-- Begin --

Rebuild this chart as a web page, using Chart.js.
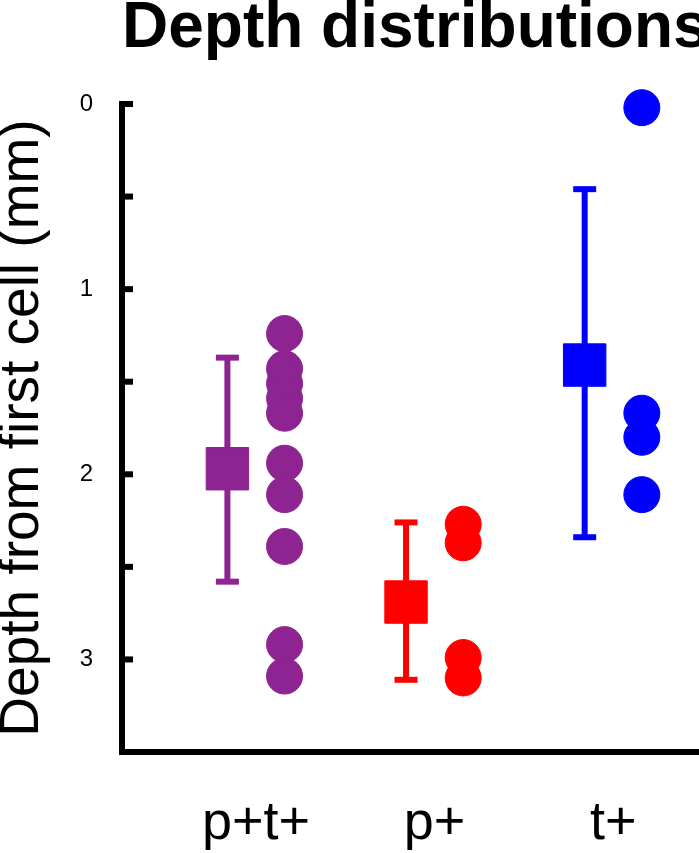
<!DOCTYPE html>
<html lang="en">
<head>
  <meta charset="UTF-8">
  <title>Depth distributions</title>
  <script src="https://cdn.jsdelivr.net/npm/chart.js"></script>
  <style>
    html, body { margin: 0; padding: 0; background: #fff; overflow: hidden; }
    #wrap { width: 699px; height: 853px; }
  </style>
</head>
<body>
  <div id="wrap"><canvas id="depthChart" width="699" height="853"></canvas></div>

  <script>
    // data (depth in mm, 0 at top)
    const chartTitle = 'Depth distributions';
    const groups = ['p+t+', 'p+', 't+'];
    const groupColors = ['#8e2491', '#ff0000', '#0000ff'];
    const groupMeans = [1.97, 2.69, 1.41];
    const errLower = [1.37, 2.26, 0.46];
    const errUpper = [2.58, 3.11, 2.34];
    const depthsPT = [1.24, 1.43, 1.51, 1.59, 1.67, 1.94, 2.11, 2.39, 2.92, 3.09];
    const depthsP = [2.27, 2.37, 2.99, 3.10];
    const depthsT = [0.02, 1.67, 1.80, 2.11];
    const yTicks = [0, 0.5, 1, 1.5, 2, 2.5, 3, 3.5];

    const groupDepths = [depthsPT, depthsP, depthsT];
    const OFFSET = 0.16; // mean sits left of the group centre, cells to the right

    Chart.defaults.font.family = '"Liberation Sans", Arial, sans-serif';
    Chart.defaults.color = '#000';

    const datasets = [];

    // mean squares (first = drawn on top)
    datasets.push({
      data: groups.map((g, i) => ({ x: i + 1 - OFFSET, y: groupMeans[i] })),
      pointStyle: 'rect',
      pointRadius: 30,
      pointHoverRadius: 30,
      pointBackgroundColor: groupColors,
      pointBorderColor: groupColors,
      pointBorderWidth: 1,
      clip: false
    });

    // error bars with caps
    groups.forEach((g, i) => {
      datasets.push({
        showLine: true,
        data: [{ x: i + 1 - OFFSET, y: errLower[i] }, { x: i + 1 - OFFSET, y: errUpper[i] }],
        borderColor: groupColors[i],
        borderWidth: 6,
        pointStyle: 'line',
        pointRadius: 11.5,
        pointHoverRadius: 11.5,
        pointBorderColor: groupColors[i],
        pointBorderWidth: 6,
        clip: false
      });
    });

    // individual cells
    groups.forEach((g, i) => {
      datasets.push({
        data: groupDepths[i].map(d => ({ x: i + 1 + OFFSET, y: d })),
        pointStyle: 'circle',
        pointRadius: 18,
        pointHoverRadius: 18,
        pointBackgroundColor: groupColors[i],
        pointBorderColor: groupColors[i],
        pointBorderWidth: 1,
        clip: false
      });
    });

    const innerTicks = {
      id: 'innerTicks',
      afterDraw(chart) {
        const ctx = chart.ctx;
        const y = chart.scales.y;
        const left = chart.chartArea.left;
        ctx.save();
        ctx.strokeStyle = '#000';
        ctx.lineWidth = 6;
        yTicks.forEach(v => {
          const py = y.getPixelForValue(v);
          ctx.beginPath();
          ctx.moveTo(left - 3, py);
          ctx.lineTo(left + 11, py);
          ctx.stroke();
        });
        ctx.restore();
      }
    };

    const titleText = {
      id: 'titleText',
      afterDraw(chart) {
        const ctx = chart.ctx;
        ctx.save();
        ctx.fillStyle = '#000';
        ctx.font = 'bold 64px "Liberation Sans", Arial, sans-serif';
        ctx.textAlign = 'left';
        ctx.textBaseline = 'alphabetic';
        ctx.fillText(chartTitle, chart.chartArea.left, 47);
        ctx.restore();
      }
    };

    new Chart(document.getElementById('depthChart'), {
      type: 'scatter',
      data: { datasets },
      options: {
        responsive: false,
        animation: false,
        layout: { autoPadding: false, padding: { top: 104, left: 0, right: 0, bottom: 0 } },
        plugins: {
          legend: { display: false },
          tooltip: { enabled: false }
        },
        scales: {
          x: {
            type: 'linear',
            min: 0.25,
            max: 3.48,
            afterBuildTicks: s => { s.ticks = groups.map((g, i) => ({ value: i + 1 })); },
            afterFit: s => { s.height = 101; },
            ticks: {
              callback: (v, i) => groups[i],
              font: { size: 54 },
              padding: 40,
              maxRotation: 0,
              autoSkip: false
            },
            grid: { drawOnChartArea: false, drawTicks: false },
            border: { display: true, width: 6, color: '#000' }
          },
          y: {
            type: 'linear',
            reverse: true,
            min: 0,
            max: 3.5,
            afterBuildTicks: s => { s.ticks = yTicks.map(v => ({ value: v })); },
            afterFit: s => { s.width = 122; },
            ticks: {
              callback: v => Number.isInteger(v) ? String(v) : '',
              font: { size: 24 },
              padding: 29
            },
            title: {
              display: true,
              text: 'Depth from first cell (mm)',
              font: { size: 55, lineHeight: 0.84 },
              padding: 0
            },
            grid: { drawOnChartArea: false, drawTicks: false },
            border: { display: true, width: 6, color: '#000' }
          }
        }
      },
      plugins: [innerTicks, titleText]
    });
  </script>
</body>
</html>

-- End --

With the pictures left out, transcribe the material exactly.

● **Expected answer**:
Rebuild this chart as a web page, using Chart.js.
<!DOCTYPE html>
<html lang="en">
<head>
  <meta charset="UTF-8">
  <title>Depth distributions</title>
  <script src="https://cdn.jsdelivr.net/npm/chart.js"></script>
  <style>
    html, body { margin: 0; padding: 0; background: #fff; overflow: hidden; }
    #wrap { width: 699px; height: 853px; }
  </style>
</head>
<body>
  <div id="wrap"><canvas id="depthChart" width="699" height="853"></canvas></div>

  <script>
    // data (depth in mm, 0 at top)
    const chartTitle = 'Depth distributions';
    const groups = ['p+t+', 'p+', 't+'];
    const groupColors = ['#8e2491', '#ff0000', '#0000ff'];
    const groupMeans = [1.97, 2.69, 1.41];
    const errLower = [1.37, 2.26, 0.46];
    const errUpper = [2.58, 3.11, 2.34];
    const depthsPT = [1.24, 1.43, 1.51, 1.59, 1.67, 1.94, 2.11, 2.39, 2.92, 3.09];
    const depthsP = [2.27, 2.37, 2.99, 3.10];
    const depthsT = [0.02, 1.67, 1.80, 2.11];
    const yTicks = [0, 0.5, 1, 1.5, 2, 2.5, 3, 3.5];

    const groupDepths = [depthsPT, depthsP, depthsT];
    const OFFSET = 0.16; // mean sits left of the group centre, cells to the right

    Chart.defaults.font.family = '"Liberation Sans", Arial, sans-serif';
    Chart.defaults.color = '#000';

    const datasets = [];

    // mean squares (first = drawn on top)
    datasets.push({
      data: groups.map((g, i) => ({ x: i + 1 - OFFSET, y: groupMeans[i] })),
      pointStyle: 'rect',
      pointRadius: 30,
      pointHoverRadius: 30,
      pointBackgroundColor: groupColors,
      pointBorderColor: groupColors,
      pointBorderWidth: 1,
      clip: false
    });

    // error bars with caps
    groups.forEach((g, i) => {
      datasets.push({
        showLine: true,
        data: [{ x: i + 1 - OFFSET, y: errLower[i] }, { x: i + 1 - OFFSET, y: errUpper[i] }],
        borderColor: groupColors[i],
        borderWidth: 6,
        pointStyle: 'line',
        pointRadius: 11.5,
        pointHoverRadius: 11.5,
        pointBorderColor: groupColors[i],
        pointBorderWidth: 6,
        clip: false
      });
    });

    // individual cells
    groups.forEach((g, i) => {
      datasets.push({
        data: groupDepths[i].map(d => ({ x: i + 1 + OFFSET, y: d })),
        pointStyle: 'circle',
        pointRadius: 18,
        pointHoverRadius: 18,
        pointBackgroundColor: groupColors[i],
        pointBorderColor: groupColors[i],
        pointBorderWidth: 1,
        clip: false
      });
    });

    const innerTicks = {
      id: 'innerTicks',
      afterDraw(chart) {
        const ctx = chart.ctx;
        const y = chart.scales.y;
        const left = chart.chartArea.left;
        ctx.save();
        ctx.strokeStyle = '#000';
        ctx.lineWidth = 6;
        yTicks.forEach(v => {
          const py = y.getPixelForValue(v);
          ctx.beginPath();
          ctx.moveTo(left - 3, py);
          ctx.lineTo(left + 11, py);
          ctx.stroke();
        });
        ctx.restore();
      }
    };

    const titleText = {
      id: 'titleText',
      afterDraw(chart) {
        const ctx = chart.ctx;
        ctx.save();
        ctx.fillStyle = '#000';
        ctx.font = 'bold 64px "Liberation Sans", Arial, sans-serif';
        ctx.textAlign = 'left';
        ctx.textBaseline = 'alphabetic';
        ctx.fillText(chartTitle, chart.chartArea.left, 47);
        ctx.restore();
      }
    };

    new Chart(document.getElementById('depthChart'), {
      type: 'scatter',
      data: { datasets },
      options: {
        responsive: false,
        animation: false,
        layout: { autoPadding: false, padding: { top: 104, left: 0, right: 0, bottom: 0 } },
        plugins: {
          legend: { display: false },
          tooltip: { enabled: false }
        },
        scales: {
          x: {
            type: 'linear',
            min: 0.25,
            max: 3.48,
            afterBuildTicks: s => { s.ticks = groups.map((g, i) => ({ value: i + 1 })); },
            afterFit: s => { s.height = 101; },
            ticks: {
              callback: (v, i) => groups[i],
              font: { size: 54 },
              padding: 40,
              maxRotation: 0,
              autoSkip: false
            },
            grid: { drawOnChartArea: false, drawTicks: false },
            border: { display: true, width: 6, color: '#000' }
          },
          y: {
            type: 'linear',
            reverse: true,
            min: 0,
            max: 3.5,
            afterBuildTicks: s => { s.ticks = yTicks.map(v => ({ value: v })); },
            afterFit: s => { s.width = 122; },
            ticks: {
              callback: v => Number.isInteger(v) ? String(v) : '',
              font: { size: 24 },
              padding: 29
            },
            title: {
              display: true,
              text: 'Depth from first cell (mm)',
              font: { size: 55, lineHeight: 0.84 },
              padding: 0
            },
            grid: { drawOnChartArea: false, drawTicks: false },
            border: { display: true, width: 6, color: '#000' }
          }
        }
      },
      plugins: [innerTicks, titleText]
    });
  </script>
</body>
</html>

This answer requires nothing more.